The energy price cap was announced on October 1st to the delight of many money-conscious Britons.
The cap referred to the price an energy company was allowed to charge the ‘average’ customer for their gas and electricity. Promising to protect the public from private businesses shedding soaring energy costs onto their customers.
However, a general state of confusion seemed to ripple through the country. The misconception? That a household wouldn’t have to pay any more than £2,500 per month on their energy bills. But the fixed rate per kWh referred to the consumption of an ‘average’ household. Meaning you could end up paying far more than the capped rate.
Still, in comparison to the previous threat of a £1,578 rise, this was music to the ears of fearful energy users. Users who could finally put the decision of heating or eating to bed this winter.
But just as the UK settled into the idea that their energy bills were relatively safe for at least the next two years, a spanner was hurled into the works. Former Prime Minister Lizz Truss’ bold opening policy was cut short. Now, the promise of a £2,500 price cap will last all of six months – rather than the previously ‘guaranteed’ two years.
What does it mean?
With uncertainty gripping the nation once again, people are left wondering what this U-turn will mean for their families.
Jeremy Hunt, who announced the reversal of the price cap, claimed that the government now plans to target the six-month policy to those who need it most, those who will struggle as the days get shorter and colder.
Seemingly offering words of comfort, Hunt expressed the apparent upside of this sudden U-turn: after April, the taxpayer will pay ‘significantly less.’ Perhaps he believes the public won’t consider the monumental rise in energy prices if the government doesn’t find a way to bridge the gap.
How much will we pay?
Cornwall Insight, who provide energy market intelligence and analysis, have speculated bills to hit a staggering £4,347.69 in April. Their prediction sees gas rising to £2,286.70 and electricity to £2,060.99 between April and June.
The new approach, whatever it may be, will ‘better incentivise energy efficiency’. But there are very few words of comfort the government can offer to ease the ripple of fear passing through the country. For those without solar and / or battery storage, costs will continue to soar, exacerbated by the cost of living, and managing your money becomes increasingly difficult when the Prime Minister can’t even predict next week’s spending.
A Solar-powered Future
It seems the British public are about to find themselves dangled over a cliff’s edge; their futures as uncertain as the market itself. The small glimmer of certainty Truss’s price cap offered has been swept unceremoniously from under our feet. As households frantically cancel holidays and return prematurely purchased Christmas gifts, the reality of a precarious future settles in.

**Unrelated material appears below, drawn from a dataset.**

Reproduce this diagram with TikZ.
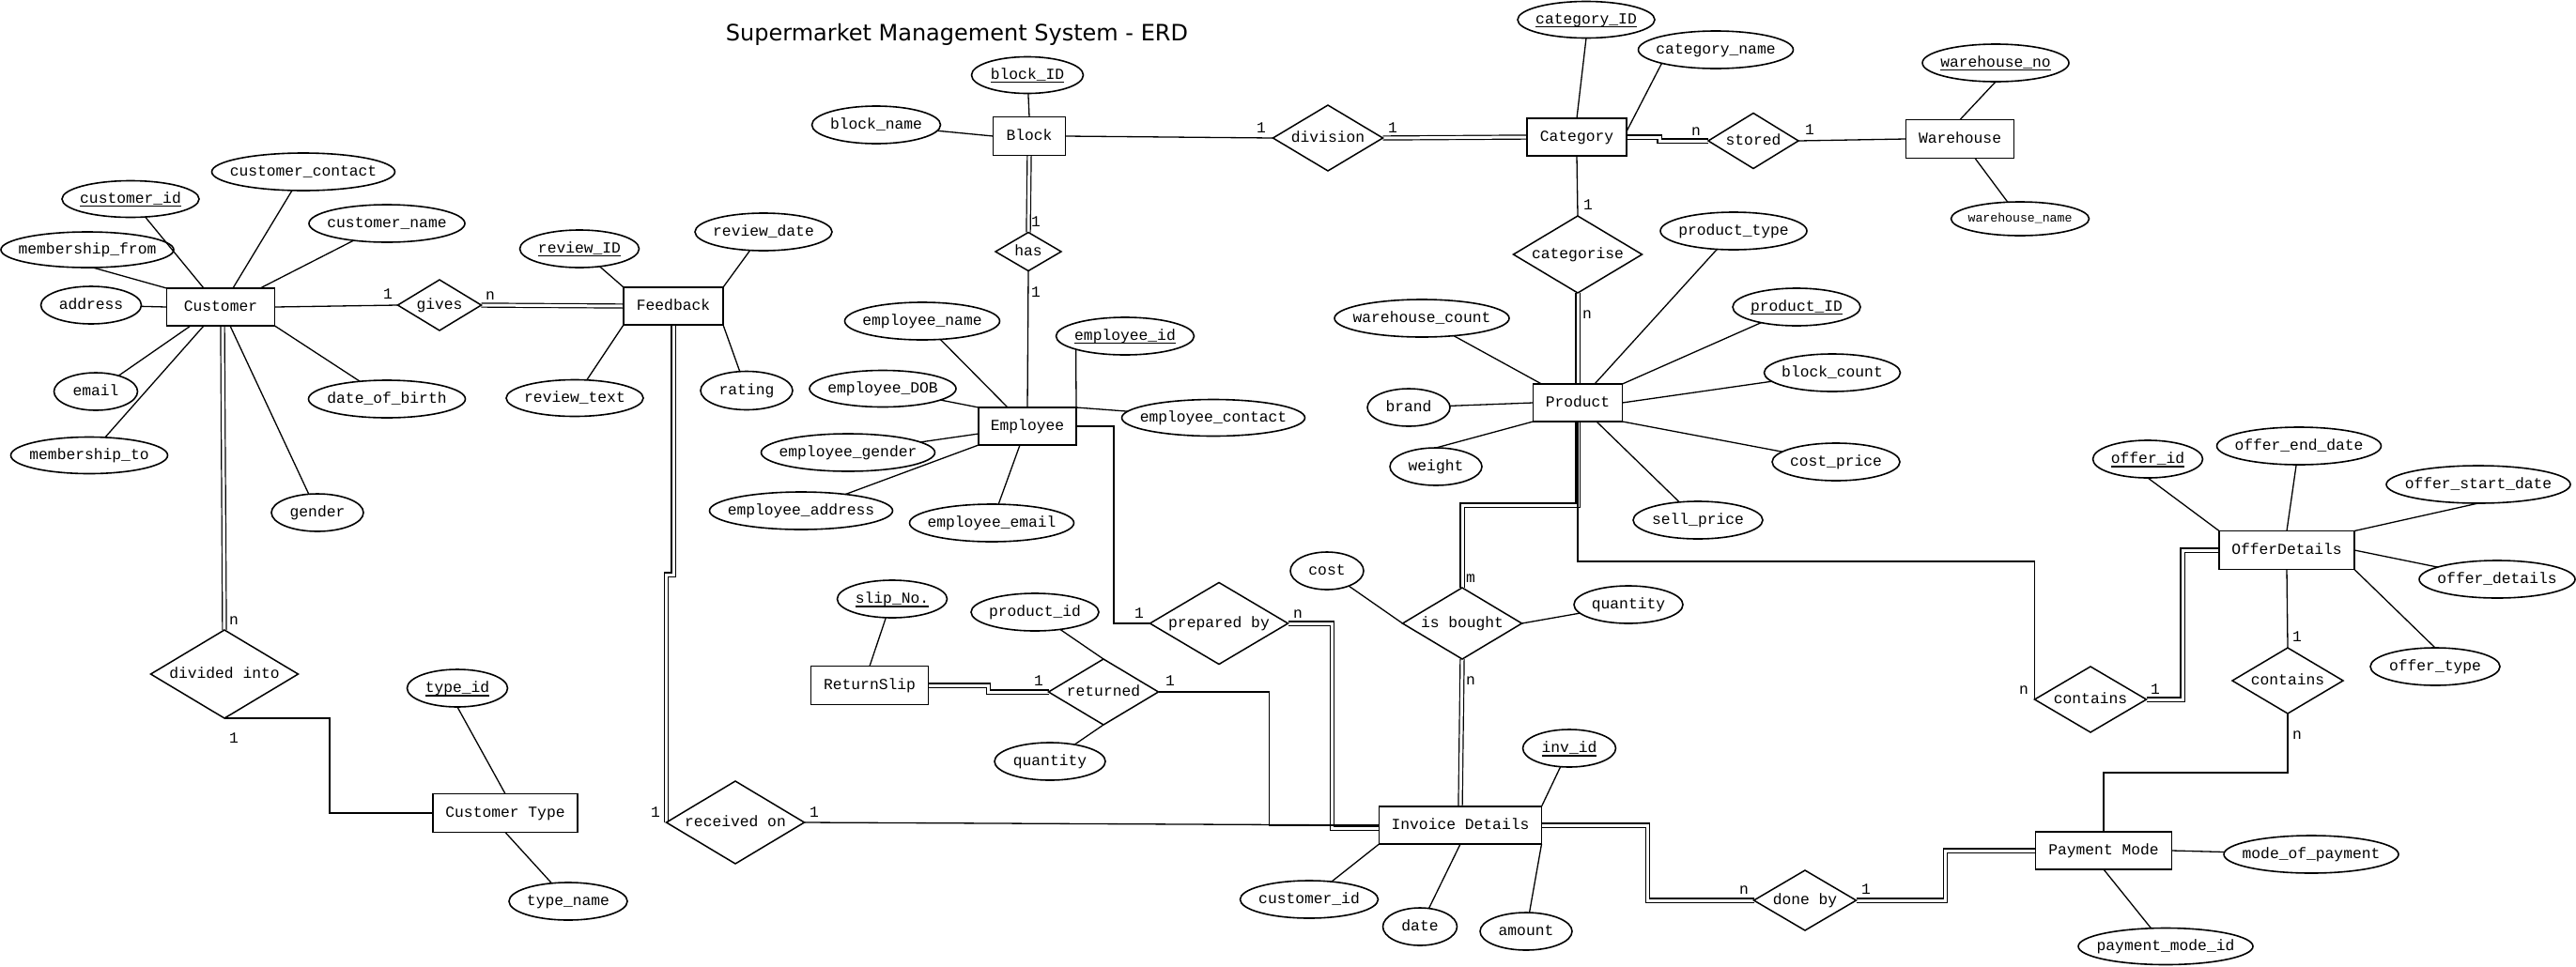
\documentclass[tikz,border=0pt]{standalone}
\usepackage{fontspec}
\newfontfamily\erdfont{Liberation Mono}
\newfontfamily\titlefont{DejaVu Sans}
\usetikzlibrary{shapes.geometric,calc}
\pgfdeclarelayer{paper}
\pgfdeclarelayer{bg}
\pgfsetlayers{paper,bg,main}
\newcommand\ct[1]{\makebox[0pt]{\raisebox{-0.3em}[0pt][0pt]{#1}}}
\newcommand\keyu[1]{\setbox0\hbox{#1}\rlap{\rule[-3.6pt]{\wd0}{1.6pt}}\box0}
\begin{document}
\begin{tikzpicture}[x=1pt,y=-1pt,
 every node/.style={inner sep=0pt, outer sep=0pt, font=\erdfont\fontsize{16.3}{18}\selectfont},
 ent/.style 2 args={rectangle, draw, line width=1.8pt, minimum width=#1, minimum height=#2},
 rel/.style 2 args={diamond, draw, line width=1.5pt, minimum width=#1, minimum height=#2},
 attr/.style 2 args={ellipse, draw, line width=1.6pt, minimum width=#1, minimum height=#2},
 lab/.style={},
 conn/.style={line width=1.3pt},
 dbl/.style={double, double distance=3pt, line width=1.2pt},
]
\begin{pgfonlayer}{paper}
\fill[white] (0,0) rectangle (2743,1029);
\end{pgfonlayer}
\useasboundingbox (0,0) rectangle (2743,1029);

\node[font=\titlefont\fontsize{24}{28}\selectfont, anchor=base] (title) at (1019,43) {Supermarket Management System - ERD};

% entities
\node[ent={115}{40}] (cust) at (235,327) {\ct{Customer}};
\node[ent={106}{40}] (fb) at (717,326) {\ct{Feedback}};
\node[ent={77}{41}] (blk) at (1096,145) {\ct{Block}};
\node[ent={104}{40}] (emp) at (1094,454) {\ct{Employee}};
\node[ent={106}{40}] (cat) at (1679,146) {\ct{Category}};
\node[ent={115}{41}] (wh) at (2087,148) {\ct{Warehouse}};
\node[ent={95}{40}] (prod) at (1680,429) {\ct{Product}};
\node[ent={144}{41}] (off) at (2435,586) {\ct{OfferDetails}};
\node[ent={145}{40}] (pay) at (2240,906) {\ct{Payment Mode}};
\node[ent={173}{40}] (inv) at (1555,879) {\ct{Invoice Details}};
\node[ent={125}{41}] (rs) at (926,730) {\ct{ReturnSlip}};
\node[ent={154}{41}] (ctype) at (538,866) {\ct{Customer Type}};

% relationships
\node[rel={89}{54}] (gives) at (468,325) {\ct{gives}};
\node[rel={70}{41}] (has) at (1095,268) {\ct{has}};
\node[rel={117}{70}] (div) at (1414,147) {\ct{division}};
\node[rel={96}{59}] (stored) at (1867,150) {\ct{stored}};
\node[rel={137}{82}] (catz) at (1680,271) {\ct{categorise}};
\node[rel={127}{76}] (isb) at (1557,664) {\ct{is bought}};
\node[rel={147}{87}] (prep) at (1298,664) {\ct{prepared by}};
\node[rel={117}{70}] (ret) at (1175,737) {\ct{returned}};
\node[rel={147}{88}] (recv) at (783,876) {\ct{received on}};
\node[rel={157}{94}] (divi) at (239,718) {\ct{divided into}};
\node[rel={109}{64}] (doneby) at (1922,959) {\ct{done by}};
\node[rel={119}{70}] (cont1) at (2226,745) {\ct{contains}};
\node[rel={118}{70}] (cont2) at (2436,725) {\ct{contains}};

% attributes
\node[attr={146}{39}] (cid) at (139,212) {\ct{\keyu{customer\_id}}};
\node[attr={184}{38}] (mfrom) at (93,266) {\ct{membership\_from}};
\node[attr={195}{40}] (ccontact) at (323,183) {\ct{customer\_contact}};
\node[attr={166}{40}] (cname) at (412,238) {\ct{customer\_name}};
\node[attr={107}{40}] (addr) at (97,325) {\ct{address}};
\node[attr={89}{40}] (email) at (102,417) {\ct{email}};
\node[attr={167}{39}] (mto) at (95,485) {\ct{membership\_to}};
\node[attr={167}{40}] (dob) at (412,425) {\ct{date\_of\_birth}};
\node[attr={98}{40}] (gender) at (338,546) {\ct{gender}};
\node[attr={127}{40}] (rid) at (617,265) {\ct{\keyu{review\_ID}}};
\node[attr={146}{39}] (rtext) at (612,424) {\ct{review\_text}};
\node[attr={146}{40}] (rdate) at (813,247) {\ct{review\_date}};
\node[attr={98}{41}] (rating) at (795,416) {\ct{rating}};
\node[attr={119}{39}] (bid) at (1094,80) {\ct{\keyu{block\_ID}}};
\node[attr={137}{40}] (bname) at (933,133) {\ct{block\_name}};
\node[attr={165}{40}] (ename) at (982,342) {\ct{employee\_name}};
\node[attr={147}{40}] (eid) at (1198,358) {\ct{\keyu{employee\_id}}};
\node[attr={195}{39}] (econtact) at (1292,445) {\ct{employee\_contact}};
\node[attr={156}{39}] (edob) at (940,414) {\ct{employee\_DOB}};
\node[attr={185}{40}] (egender) at (903,482) {\ct{employee\_gender}};
\node[attr={195}{40}] (eaddr) at (853,544) {\ct{employee\_address}};
\node[attr={175}{40}] (eemail) at (1056,557) {\ct{employee\_email}};
\node[attr={146}{39}] (catid) at (1689,21) {\ct{\keyu{category\_ID}}};
\node[attr={165}{40}] (catname) at (1827,53) {\ct{category\_name}};
\node[attr={156}{40}] (wno) at (2125,67) {\ct{\keyu{warehouse\_no}}};
\node[attr={147}{36}, font=\erdfont\fontsize{13.2}{15}\selectfont] (wname) at (2151,233) {\ct{warehouse\_name}};
\node[attr={156}{40}] (ptype) at (1846,246) {\ct{product\_type}};
\node[attr={136}{40}] (pid2) at (1913,327) {\ct{\keyu{product\_ID}}};
\node[attr={186}{40}] (wcount) at (1514,339) {\ct{warehouse\_count}};
\node[attr={145}{40}] (bcount) at (1951,397) {\ct{block\_count}};
\node[attr={88}{40}] (brand) at (1500,434) {\ct{brand}};
\node[attr={98}{40}] (weight) at (1529,497) {\ct{weight}};
\node[attr={136}{40}] (cprice) at (1955,492) {\ct{cost\_price}};
\node[attr={138}{40}] (sprice) at (1808,554) {\ct{sell\_price}};
\node[attr={78}{40}] (cost) at (1413,608) {\ct{cost}};
\node[attr={116}{40}] (bqty) at (1734,644) {\ct{quantity}};
\node[attr={99}{40}] (invid) at (1671,797) {\ct{\keyu{inv\_id}}};
\node[attr={147}{40}] (icust) at (1394,958) {\ct{customer\_id}};
\node[attr={79}{40}] (date) at (1512,987) {\ct{date}};
\node[attr={98}{40}] (amount) at (1625,992) {\ct{amount}};
\node[attr={117}{40}] (oid) at (2287,489) {\ct{\keyu{offer\_id}}};
\node[attr={175}{40}] (oend) at (2448,475) {\ct{offer\_end\_date}};
\node[attr={196}{40}] (ostart) at (2639,516) {\ct{offer\_start\_date}};
\node[attr={166}{40}] (odet) at (2659,617) {\ct{offer\_details}};
\node[attr={138}{40}] (otype) at (2593,710) {\ct{offer\_type}};
\node[attr={186}{40}] (mop) at (2461,910) {\ct{mode\_of\_payment}};
\node[attr={186}{39}] (pmid) at (2306,1008) {\ct{payment\_mode\_id}};
\node[attr={117}{40}] (slip) at (950,638) {\ct{\keyu{slip\_No.}}};
\node[attr={136}{40}] (rpid) at (1102,652) {\ct{product\_id}};
\node[attr={118}{40}] (rqty) at (1118,811) {\ct{quantity}};
\node[attr={107}{40}] (tid) at (487,733) {\ct{\keyu{type\_id}}};
\node[attr={126}{40}] (tname) at (605,960) {\ct{type\_name}};

% cardinality labels
\node[lab] (l1) at (413,314) {\ct{1}};
\node[lab] (l2) at (522,315) {\ct{n}};
\node[lab] (l3) at (1103,237) {\ct{1}};
\node[lab] (l4) at (1103,312) {\ct{1}};
\node[lab] (l5) at (1343,137) {\ct{1}};
\node[lab] (l6) at (1483,137) {\ct{1}};
\node[lab] (l7) at (1806,140) {\ct{n}};
\node[lab] (l8) at (1927,139) {\ct{1}};
\node[lab] (l9) at (1691,219) {\ct{1}};
\node[lab] (l10) at (1690,335) {\ct{n}};
\node[lab] (l11) at (1566,616) {\ct{m}};
\node[lab] (l12) at (1566,725) {\ct{n}};
\node[lab] (l13) at (2155,735) {\ct{n}};
\node[lab] (l14) at (2295,735) {\ct{1}};
\node[lab] (l15) at (2446,679) {\ct{1}};
\node[lab] (l16) at (2446,783) {\ct{n}};
\node[lab] (l17) at (1857,948) {\ct{n}};
\node[lab] (l18) at (1987,948) {\ct{1}};
\node[lab] (l19) at (1213,654) {\ct{1}};
\node[lab] (l20) at (1382,654) {\ct{n}};
\node[lab] (l21) at (1106,726) {\ct{1}};
\node[lab] (l22) at (1246,726) {\ct{1}};
\node[lab] (l23) at (698,866) {\ct{1}};
\node[lab] (l24) at (867,866) {\ct{1}};
\node[lab] (l25) at (249,661) {\ct{n}};
\node[lab] (l26) at (249,787) {\ct{1}};

\begin{pgfonlayer}{bg}
% double (total participation) lines first
\draw[dbl] (gives.east) -- (fb.west);
\draw[dbl] (fb.south) -- ($(fb.south)+(0,266)$) -| (recv.west);
\draw[dbl] (blk.south) -- (has.north);
\draw[dbl] (div.east) -- (cat.west);
\draw[dbl] (prep.east) -| ($(inv.west)+(-50,3)$) -- ($(inv.west)+(0,3)$);
\draw[dbl] (cat.east) -- ($(cat.east)+(35,0)$) |- (stored.west);
\draw[dbl] (catz.south) -- (prod.north);
\draw[dbl] (prod.south) -- ($(prod.south)+(0,89)$) -| (isb.north);
\draw[dbl] (isb.south) -- (inv.north);
\draw[dbl] (inv.east) -| ($(doneby.west)+(-113,0)$) -- (doneby.west);
\draw[dbl] (doneby.east) -| ($(pay.west)+(-96,0)$) -- (pay.west);
\draw[dbl] (cont1.east) -| ($(off.west)+(-39,0)$) -- (off.west);
\draw[dbl] (rs.east) -- ($(rs.east)+(64,0)$) |- (ret.west);
\draw[dbl] ($(cust.south)+(2,0)$) -- (divi.north);

% customer
\draw[conn] (cid) -- ($(cust.north)+(-18,0)$);
\draw[conn] (mfrom.287) -- (cust.north west);
\draw[conn] (ccontact) -- ($(cust.north)+(13,0)$);
\draw[conn] (cname) -- ($(cust.north)+(42,0)$);
\draw[conn] (addr) -- (cust.west);
\draw[conn] (email) -- ($(cust.south)+(-32,0)$);
\draw[conn] (mto) -- ($(cust.south)+(-18,0)$);
\draw[conn] (gender) -- ($(cust.south)+(10,0)$);
\draw[conn] (dob) -- (cust.south east);
\draw[conn] (cust.east) -- (gives.west);
% feedback
\draw[conn] (rid) -- (fb.north west);
\draw[conn] (rtext) -- (fb.south west);
\draw[conn] (rdate) -- (fb.north east);
\draw[conn] (rating) -- (fb.south east);
% block
\draw[conn] (bid) -- (blk.north);
\draw[conn] (bname) -- (blk.west);
\draw[conn] (has.south) -- (emp.north);
\draw[conn] (blk.east) -- (div.west);
% employee
\draw[conn] (ename) -- ($(emp.north)+(-21,0)$);
\draw[conn] (eid.195) -- (emp.north east);
\draw[conn] (econtact) -- (emp.north east);
\draw[conn] (edob) -- (emp.north west);
\draw[conn] (egender) -- ($(emp.west)+(0,8)$);
\draw[conn] (eaddr) -- (emp.south west);
\draw[conn] (eemail) -- ($(emp.south)+(-8,0)$);
\draw[conn] (emp.east) -- ($(emp.east)+(40,0)$) |- (prep.west);
% category & warehouse
\draw[conn] (catid.south) -- (cat.north);
\draw[conn] (catname.194) -- ($(cat.east)+(0,-6)$);
\draw[conn] (stored.east) -- (wh.west);
\draw[conn] (wno.south) -- (wh.north);
\draw[conn] (wname) -- ($(wh.south)+(16,0)$);
\draw[conn] (cat.south) -- (catz.north);
% product
\draw[conn] (wcount) -- ($(prod.north west)+(9,0)$);
\draw[conn] (ptype) -- ($(prod.north)+(18,0)$);
\draw[conn] (pid2) -- (prod.north east);
\draw[conn] (bcount) -- (prod.east);
\draw[conn] (brand) -- (prod.west);
\draw[conn] (weight.north) -- (prod.south west);
\draw[conn] (cprice) -- (prod.south east);
\draw[conn] (sprice) -- ($(prod.south)+(20,0)$);
\draw[conn] (prod.south) -- ($(prod.south)+(0,149)$) -| (cont1.west);
\draw[conn] (cost) -- (isb.west);
\draw[conn] (bqty) -- (isb.east);
% invoice
\draw[conn] (invid) -- (inv.north east);
\draw[conn] (icust) -- (inv.south west);
\draw[conn] (date) -- (inv.south);
\draw[conn] (amount) -- (inv.south east);
\draw[conn] (recv.east) -- (inv.west);
\draw[conn] (ret.east) -| ($(inv.west)+(-117,0)$) -- (inv.west);
% payment & offers
\draw[conn] (mop) -- (pay.east);
\draw[conn] (pmid) -- (pay.south);
\draw[conn] (pay.north) -- ($(pay.north)+(0,-63)$) -| (cont2.south);
\draw[conn] (cont2.north) -- (off.south);
\draw[conn] (oid.south) -- (off.north west);
\draw[conn] (oend) -- (off.north);
\draw[conn] (ostart.south) -- (off.north east);
\draw[conn] (odet) -- (off.east);
\draw[conn] (otype.north) -- (off.south east);
% return slip
\draw[conn] (slip) -- (rs.north);
\draw[conn] (rpid) -- (ret.north);
\draw[conn] (rqty) -- (ret.south);
% customer type
\draw[conn] (divi.south) -| ($(ctype.west)+(-110,0)$) -- (ctype.west);
\draw[conn] (tid.south) -- (ctype.north);
\draw[conn] (tname) -- (ctype.south);
\end{pgfonlayer}
\end{tikzpicture}
\end{document}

In the midst of a turbulent economic crisis, Britain must focus their attention on viable, renewable, energy sources. The only way to secure Britain’s future and stabilise the public’s bills is to move away from undependable fossil fuels. There has never been a better time to invest in the solar industry. To invest in your future. Enough is enough. It’s time to take energy independence into our own hands and away from those whose interests are far removed from the people they represent.